▸ WHAT IS REQUIRED
Gather every line that includes the word "this", please.

▸ DATASET ROWS
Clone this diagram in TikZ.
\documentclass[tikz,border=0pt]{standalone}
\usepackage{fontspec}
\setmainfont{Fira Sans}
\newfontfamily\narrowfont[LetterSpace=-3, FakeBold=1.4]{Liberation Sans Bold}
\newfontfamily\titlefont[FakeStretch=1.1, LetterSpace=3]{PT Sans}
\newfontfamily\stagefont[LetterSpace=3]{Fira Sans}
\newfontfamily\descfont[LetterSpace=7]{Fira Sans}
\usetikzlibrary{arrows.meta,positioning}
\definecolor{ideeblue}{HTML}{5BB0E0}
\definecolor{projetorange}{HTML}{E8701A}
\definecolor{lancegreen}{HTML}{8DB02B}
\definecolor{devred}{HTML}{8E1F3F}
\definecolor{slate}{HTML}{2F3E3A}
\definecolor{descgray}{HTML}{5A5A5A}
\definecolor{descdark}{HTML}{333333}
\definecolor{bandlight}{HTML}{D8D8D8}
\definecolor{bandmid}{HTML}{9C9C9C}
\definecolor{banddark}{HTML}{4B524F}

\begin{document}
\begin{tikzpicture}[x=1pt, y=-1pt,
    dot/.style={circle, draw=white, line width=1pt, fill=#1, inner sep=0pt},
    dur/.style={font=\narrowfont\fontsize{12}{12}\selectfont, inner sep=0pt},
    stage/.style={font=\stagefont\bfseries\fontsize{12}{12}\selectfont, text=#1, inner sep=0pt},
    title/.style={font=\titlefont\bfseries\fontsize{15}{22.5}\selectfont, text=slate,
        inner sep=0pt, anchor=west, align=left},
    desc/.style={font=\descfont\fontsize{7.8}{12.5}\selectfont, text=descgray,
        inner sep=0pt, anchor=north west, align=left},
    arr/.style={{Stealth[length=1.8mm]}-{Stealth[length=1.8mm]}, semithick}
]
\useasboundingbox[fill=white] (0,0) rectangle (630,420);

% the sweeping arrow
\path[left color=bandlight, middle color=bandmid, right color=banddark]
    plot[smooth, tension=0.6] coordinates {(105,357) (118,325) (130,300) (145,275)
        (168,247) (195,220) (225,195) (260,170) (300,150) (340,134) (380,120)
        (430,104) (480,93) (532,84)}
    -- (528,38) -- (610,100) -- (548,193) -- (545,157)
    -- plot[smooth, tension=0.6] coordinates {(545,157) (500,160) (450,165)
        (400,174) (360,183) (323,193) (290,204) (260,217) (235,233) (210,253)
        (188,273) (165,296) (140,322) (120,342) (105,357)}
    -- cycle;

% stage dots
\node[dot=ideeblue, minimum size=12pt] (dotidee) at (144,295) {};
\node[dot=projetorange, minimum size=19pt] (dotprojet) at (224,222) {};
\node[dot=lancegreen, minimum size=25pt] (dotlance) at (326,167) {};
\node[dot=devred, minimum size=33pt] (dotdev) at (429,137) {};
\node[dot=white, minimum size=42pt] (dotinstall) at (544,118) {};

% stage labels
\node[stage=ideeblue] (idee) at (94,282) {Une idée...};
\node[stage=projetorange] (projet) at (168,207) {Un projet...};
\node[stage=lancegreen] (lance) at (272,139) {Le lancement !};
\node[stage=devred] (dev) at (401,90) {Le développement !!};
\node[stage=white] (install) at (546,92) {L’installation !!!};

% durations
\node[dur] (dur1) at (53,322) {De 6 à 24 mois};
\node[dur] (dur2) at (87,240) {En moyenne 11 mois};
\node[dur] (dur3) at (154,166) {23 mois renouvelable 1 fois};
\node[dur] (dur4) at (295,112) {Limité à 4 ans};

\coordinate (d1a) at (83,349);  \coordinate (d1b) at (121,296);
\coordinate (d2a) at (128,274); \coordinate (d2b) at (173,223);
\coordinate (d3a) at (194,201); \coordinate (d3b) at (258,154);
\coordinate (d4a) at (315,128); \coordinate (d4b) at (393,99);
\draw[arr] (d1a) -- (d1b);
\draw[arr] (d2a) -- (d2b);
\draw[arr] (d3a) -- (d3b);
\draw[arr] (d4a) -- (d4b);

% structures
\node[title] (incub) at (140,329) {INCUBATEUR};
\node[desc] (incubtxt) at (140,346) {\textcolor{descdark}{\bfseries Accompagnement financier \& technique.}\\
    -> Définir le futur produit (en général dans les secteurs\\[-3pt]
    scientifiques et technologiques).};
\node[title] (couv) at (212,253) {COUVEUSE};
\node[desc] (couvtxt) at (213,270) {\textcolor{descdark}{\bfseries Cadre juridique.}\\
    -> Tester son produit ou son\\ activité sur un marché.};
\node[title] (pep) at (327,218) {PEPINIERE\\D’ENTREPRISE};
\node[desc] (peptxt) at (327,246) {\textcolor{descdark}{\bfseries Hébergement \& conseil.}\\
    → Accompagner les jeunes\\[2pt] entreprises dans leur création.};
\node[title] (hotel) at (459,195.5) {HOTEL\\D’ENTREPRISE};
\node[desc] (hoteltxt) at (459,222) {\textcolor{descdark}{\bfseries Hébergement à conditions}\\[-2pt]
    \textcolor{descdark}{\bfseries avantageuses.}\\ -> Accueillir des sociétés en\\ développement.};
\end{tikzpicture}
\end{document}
* * *
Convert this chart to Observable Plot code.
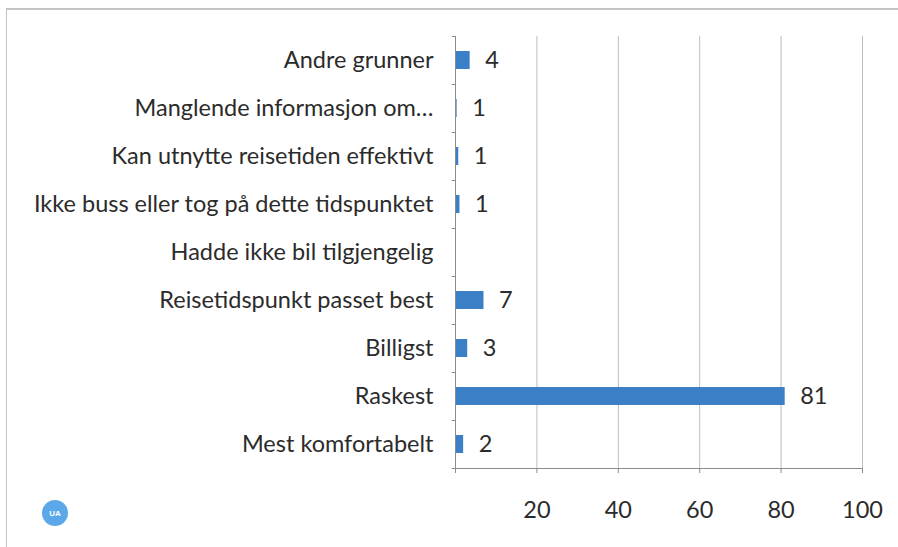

▸ TASK RESULT
Clone this diagram in TikZ.
Convert this chart to Observable Plot code.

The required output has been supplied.